No tengo ni la más mínima idea. Solo sé que, si no eres el feliz espectador común sino el teórico amargado dedicado a radiografiar películas, tienes la obligación de hacer algo serio si después vas de crítico y encima te quieres acreditar para los festivales a los que vas para hacerte fotitos en lugar de ver seis películas al día y no respirar cumpliendo con el cometido de informar, escribir de madrugada o montar vídeos. Que esto es jodidamente sacrificado si lo quieres hacer bien, por mucho que parezca bonito y todos quieran ser críticos.
Tampoco tengo ni idea –entramos en materia- de porqué Coppola, con una cojonuda idea de paralelizar las intrigas políticas y los egos de la civilización que nos creó con las actuales corrupciones que gobiernan en el mundo, decidió barroquizarlo todo e irse por las ramas con momentos y diálogos que ni los más asiduos consumidores de grifa son capaces de mantener. Pero «Megalópolis» tiene mucha, y difícil, miga.

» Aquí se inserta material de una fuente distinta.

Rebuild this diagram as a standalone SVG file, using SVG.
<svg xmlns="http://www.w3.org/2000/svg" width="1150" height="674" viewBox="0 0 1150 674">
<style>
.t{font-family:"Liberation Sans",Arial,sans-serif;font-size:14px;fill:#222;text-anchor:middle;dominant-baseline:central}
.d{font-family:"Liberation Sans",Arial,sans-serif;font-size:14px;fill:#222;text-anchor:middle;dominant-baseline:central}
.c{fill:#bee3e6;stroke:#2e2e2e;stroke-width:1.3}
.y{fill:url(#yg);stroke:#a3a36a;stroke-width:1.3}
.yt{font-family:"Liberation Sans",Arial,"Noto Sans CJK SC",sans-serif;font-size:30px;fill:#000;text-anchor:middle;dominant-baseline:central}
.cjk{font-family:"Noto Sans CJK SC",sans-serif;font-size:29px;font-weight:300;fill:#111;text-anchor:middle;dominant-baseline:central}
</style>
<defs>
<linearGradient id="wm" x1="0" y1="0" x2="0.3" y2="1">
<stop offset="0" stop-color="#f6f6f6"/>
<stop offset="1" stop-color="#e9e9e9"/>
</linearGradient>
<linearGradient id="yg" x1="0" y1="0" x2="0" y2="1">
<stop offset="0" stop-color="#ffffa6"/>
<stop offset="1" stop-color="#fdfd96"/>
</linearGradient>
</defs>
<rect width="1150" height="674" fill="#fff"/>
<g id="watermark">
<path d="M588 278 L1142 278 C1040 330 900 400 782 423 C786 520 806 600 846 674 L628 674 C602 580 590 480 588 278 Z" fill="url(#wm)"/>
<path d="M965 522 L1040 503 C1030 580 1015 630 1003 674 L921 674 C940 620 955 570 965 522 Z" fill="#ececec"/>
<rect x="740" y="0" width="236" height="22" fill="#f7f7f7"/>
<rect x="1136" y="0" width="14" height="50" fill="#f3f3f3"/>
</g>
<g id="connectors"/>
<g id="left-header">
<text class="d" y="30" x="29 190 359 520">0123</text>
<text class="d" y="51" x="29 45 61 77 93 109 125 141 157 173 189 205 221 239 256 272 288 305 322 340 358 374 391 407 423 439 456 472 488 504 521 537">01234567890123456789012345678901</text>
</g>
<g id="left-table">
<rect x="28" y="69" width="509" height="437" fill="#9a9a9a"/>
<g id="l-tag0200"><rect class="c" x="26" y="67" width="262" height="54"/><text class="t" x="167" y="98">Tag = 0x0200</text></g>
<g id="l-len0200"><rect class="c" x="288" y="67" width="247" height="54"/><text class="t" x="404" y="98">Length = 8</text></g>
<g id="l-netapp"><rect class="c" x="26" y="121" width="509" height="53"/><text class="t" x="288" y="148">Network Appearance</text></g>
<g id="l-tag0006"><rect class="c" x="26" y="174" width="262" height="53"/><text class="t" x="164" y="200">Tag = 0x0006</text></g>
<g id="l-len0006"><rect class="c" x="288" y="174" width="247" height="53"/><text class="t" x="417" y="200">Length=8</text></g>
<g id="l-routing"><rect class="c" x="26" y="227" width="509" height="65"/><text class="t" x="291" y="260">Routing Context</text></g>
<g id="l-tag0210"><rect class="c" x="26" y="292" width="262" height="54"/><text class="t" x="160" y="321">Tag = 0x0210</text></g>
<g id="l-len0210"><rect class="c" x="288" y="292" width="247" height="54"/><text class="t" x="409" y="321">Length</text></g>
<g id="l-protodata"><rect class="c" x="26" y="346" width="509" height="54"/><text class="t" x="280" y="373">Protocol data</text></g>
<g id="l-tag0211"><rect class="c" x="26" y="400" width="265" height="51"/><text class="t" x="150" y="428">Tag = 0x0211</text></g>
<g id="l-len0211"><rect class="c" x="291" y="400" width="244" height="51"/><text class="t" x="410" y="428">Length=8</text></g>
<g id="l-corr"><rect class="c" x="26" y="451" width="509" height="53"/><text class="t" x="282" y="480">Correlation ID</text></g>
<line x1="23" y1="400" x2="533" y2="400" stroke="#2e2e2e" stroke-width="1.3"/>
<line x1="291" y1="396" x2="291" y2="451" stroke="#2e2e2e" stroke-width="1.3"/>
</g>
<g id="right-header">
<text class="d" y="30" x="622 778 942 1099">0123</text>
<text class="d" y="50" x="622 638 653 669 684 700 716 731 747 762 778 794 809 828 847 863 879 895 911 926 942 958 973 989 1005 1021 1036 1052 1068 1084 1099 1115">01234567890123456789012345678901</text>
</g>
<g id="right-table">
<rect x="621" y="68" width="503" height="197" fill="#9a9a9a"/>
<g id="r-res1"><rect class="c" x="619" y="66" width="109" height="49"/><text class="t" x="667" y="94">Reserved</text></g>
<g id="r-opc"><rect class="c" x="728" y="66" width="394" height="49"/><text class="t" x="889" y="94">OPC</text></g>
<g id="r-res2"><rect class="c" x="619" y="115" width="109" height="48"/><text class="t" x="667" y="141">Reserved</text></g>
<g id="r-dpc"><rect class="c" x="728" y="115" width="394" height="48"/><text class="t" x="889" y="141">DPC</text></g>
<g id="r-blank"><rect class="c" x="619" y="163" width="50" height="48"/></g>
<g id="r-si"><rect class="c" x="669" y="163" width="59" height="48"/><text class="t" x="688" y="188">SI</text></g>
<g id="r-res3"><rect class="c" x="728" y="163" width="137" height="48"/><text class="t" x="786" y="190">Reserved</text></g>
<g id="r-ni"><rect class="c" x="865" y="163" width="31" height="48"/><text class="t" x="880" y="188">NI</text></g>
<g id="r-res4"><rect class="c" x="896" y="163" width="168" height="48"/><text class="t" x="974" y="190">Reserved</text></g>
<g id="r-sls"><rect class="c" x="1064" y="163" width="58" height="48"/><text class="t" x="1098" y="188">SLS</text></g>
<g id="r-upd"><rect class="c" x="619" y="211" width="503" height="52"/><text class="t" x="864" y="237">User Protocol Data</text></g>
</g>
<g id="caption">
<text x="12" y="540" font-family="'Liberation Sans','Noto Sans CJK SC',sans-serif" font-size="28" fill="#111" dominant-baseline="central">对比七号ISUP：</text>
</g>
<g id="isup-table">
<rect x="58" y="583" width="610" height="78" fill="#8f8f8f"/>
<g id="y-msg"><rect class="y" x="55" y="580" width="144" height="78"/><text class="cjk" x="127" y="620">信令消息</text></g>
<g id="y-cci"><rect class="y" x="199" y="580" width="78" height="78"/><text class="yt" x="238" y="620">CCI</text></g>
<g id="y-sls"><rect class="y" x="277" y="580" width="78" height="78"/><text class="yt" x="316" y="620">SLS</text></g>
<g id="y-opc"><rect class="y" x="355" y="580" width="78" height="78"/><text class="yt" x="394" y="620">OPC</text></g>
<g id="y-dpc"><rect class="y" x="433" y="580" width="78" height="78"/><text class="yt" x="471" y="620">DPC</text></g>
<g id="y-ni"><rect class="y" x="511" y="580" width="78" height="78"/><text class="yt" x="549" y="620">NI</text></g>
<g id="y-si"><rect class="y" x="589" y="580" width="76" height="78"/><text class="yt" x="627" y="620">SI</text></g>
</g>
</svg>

El poder de detener el tiempo, el mayor de todos para lograr la inmortalidad, reflejado en el personaje de César Catilina (Adam Driver); la estopa a la servil prensa actual; la seducción de los profetas modernos recibida especialmente por los primeros planos de niños astutamente colocados por Coppola; el débito hacia otras distopías como «Blade Runner» o «Joker» y técnicamente hacia el uso de su paleta de colores, o la magistral banda sonora del argentino Osvaldo Golijov, tan originariamente europeo y clásico como Miklós Rózsa del que bebe excelentemente en su «Nueva Roma» o su capacidad para narrar musicalmente la utopía discursiva de César Catilina con un enorme tema en el que cuerdas, saxos, flautines respondiendo y trompetas gimiendo juegan como solo los maestros saben situarlos en el pentagrama. También encontramos la huella de Alex North en su excelente «The Catilinarian Conspiracies» como ejemplo más diáfano.
«Megalópolis» es indigesta para el anónimo mortal que acude (aún) al cine, es un ejercicio egoísta de Coppola y por ello el espectador medio no tiene que pedir perdón. Tampoco lo tiene que hacer el director, aunque haya perdido la oportunidad de hacer la obra maestra que hoy día es más necesaria que nunca sobre la indefectible caída de una civilización llena de tarados que menosprecian a un maestro calificando sus películas como mierdas o grabando gilipolleces en un mismo día por mucho que ustedes visionen sus basuras.